Saturday, May 4, 2013

Stop Sweating the Small Stuff!

Source: Francisco Kjolseth, Salt Lake Tribune
Two remarkable and juxtaposing stories about Utah air quality appeared in the Salt Lake Tribune this week.  In the first (Utah Governor Declares Clean Air Month), Judy Fays reports that Governor Gary Herbert has declared May as Clean Air Month.  His ideas for improving air quality?  Updating gas cans made before 2009 that are prone to leaking volatile organic compounds (VOCs), using low-VOC or no-VOC paints, and replacing old yard equipment.

The governor noted that "simple steps can add up." Yeah, they add up, but not to much.  These steps will a put minimal dent into Salt Lake's air quality problems.

An article appearing the next day (More Pollution Cuts Needed for Utah to Meet Clean-Air Standards) illustrates just how big of a gorilla that we are dealing with.  Quoting the article (also by Judy Fays),
"Updated number-crunching shows that the clean-air fixes regulators already have proposed won’t do as much as originally expected for the spikes of PM2.5, which sometime shrouds northern Utah in a brown fog for weeks at a time in winter. In fact, Utah County needs to cut its wintertime pollution by another 20 percent, and a five-county area around the Salt Lake Valley needs to reduce emissions by 10 percent more to meet the U.S. Environmental Protection Agency’s health-based standards. And that’s on top of tons and tons of pollution that’s already averted in the Utah Division of Air Quality’s six-year plan."
When it comes to big challenges like this, we need to stop sweating the small stuff.

From a personal choice perspective, I see the following as perhaps most important for improving air quality: (1) considering proximity to your school or work when making a decision to rent or purchase a residence, (2) considering mpg and emissions when purchasing a new or used automobile, and (3) considering taking alternative transportation during the buildup and persistence of poor air quality events.  Perhaps you could add consideration of energy efficiency and heating type in your choice of residence, but I'm trying to go after the 800 pound gorilla here: tailpipe emissions.  Of these three, only one could have an immediate impact (#3).

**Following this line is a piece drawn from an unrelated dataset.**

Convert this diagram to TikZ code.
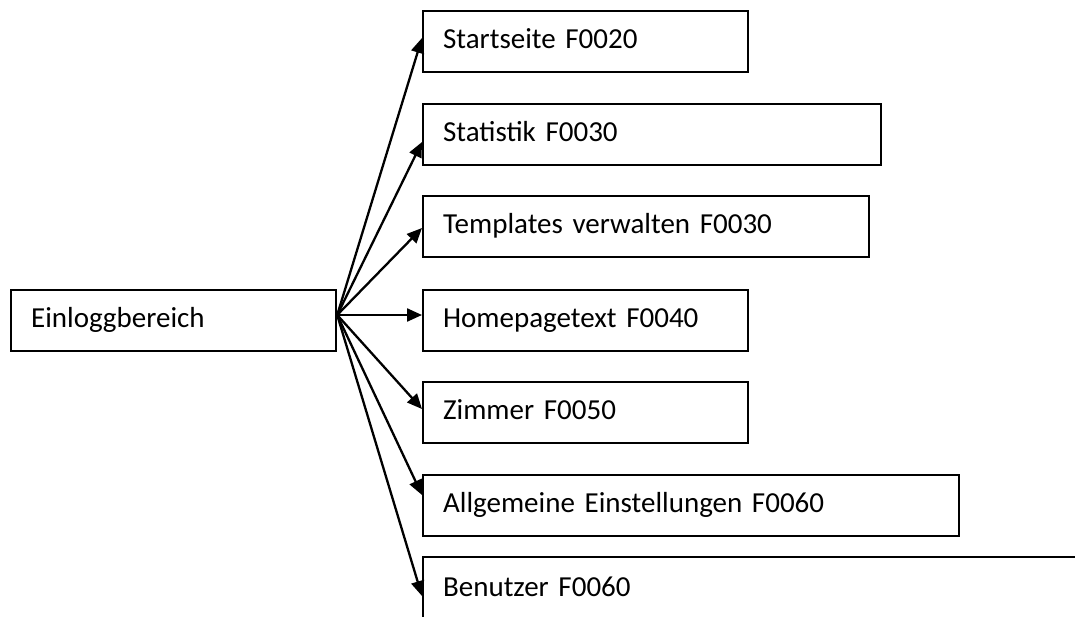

Personal choices are based on many factors of course, so I'm not arguing that everyone should start shopping for a new home and hybrid.   For many individuals, that's not even an option.  What I am arguing for is analysis.  We are bombarded with many environmental choices that have negligible impact.  What I'm interested in seeing is a quantitative analysis of how personal choices impact our air quality and where we can make the biggest difference.  An example is presented by Michael Brower and Warren Leon in their book The Consumer's Guide to Effective Environmental Choices.  

Although that book bears some relevance for our air quality challenges, it would be very interesting to see a similar analysis for Salt Lake air pollution.  Perhaps it has been done already.  If not, conducting such an analysis might prove useful.


  1. I have heard that Utah has significant tax rebates for cars that can run on compressed natural gas, and that the Salt Lake area has one of the highest concentrations of filling stations for these. I am curious how the emissions from these compare to gasoline engines.

    1. Natural gas burns much more cleanly than gasoline -

  2. David, Utah's NG incentive program delivers very little benefit at high cost. New gasoline vehicles have such advanced pollution control that NG has little or no benefit. The program was developed when NG had emission advantages, but was always designed mainly to benefit Questar.

    In 1998, Gov Bangerter convened a Clean Air Commission, which issued a final report in March 1991. The results of that work improved air quality substantially. I think we need another such effort. Summary of recommendations [click on 'download' below image of page] Technical reports of 5 working committees

    1. kvd: One of the positive benefits of writing this blog is that my eyes are opened to items like the reports you mention above. Much thanks for sharing. Perhaps we will do a post in the future on these reports - if I can find the time to review them properly.